Lines of data:
* begin *
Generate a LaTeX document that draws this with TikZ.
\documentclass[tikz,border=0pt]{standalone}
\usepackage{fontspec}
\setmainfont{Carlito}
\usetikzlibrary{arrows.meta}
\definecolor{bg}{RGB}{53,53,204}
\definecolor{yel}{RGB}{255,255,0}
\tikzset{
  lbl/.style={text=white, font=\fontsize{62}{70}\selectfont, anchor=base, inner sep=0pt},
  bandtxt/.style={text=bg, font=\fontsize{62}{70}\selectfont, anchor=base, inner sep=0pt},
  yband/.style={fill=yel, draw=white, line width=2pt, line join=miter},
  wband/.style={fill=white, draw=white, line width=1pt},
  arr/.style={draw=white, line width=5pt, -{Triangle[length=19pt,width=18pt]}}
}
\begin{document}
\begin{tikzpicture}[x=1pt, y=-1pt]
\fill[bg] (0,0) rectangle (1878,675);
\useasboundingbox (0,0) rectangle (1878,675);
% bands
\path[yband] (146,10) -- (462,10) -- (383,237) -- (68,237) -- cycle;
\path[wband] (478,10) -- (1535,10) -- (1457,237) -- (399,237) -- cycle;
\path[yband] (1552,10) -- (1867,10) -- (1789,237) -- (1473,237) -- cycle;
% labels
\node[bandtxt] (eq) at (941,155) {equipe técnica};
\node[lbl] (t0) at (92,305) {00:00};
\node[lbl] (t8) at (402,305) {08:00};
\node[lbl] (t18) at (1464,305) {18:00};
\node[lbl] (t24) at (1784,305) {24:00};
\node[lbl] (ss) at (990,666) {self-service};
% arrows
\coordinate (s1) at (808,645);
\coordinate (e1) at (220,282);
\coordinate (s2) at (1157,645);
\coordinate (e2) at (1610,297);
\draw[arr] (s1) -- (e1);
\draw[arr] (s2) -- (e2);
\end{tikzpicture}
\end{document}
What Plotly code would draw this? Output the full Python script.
* end *
Problem statement>
Reproduce each line holding the word "this".

Task result>
Generate a LaTeX document that draws this with TikZ.
What Plotly code would draw this? Output the full Python script.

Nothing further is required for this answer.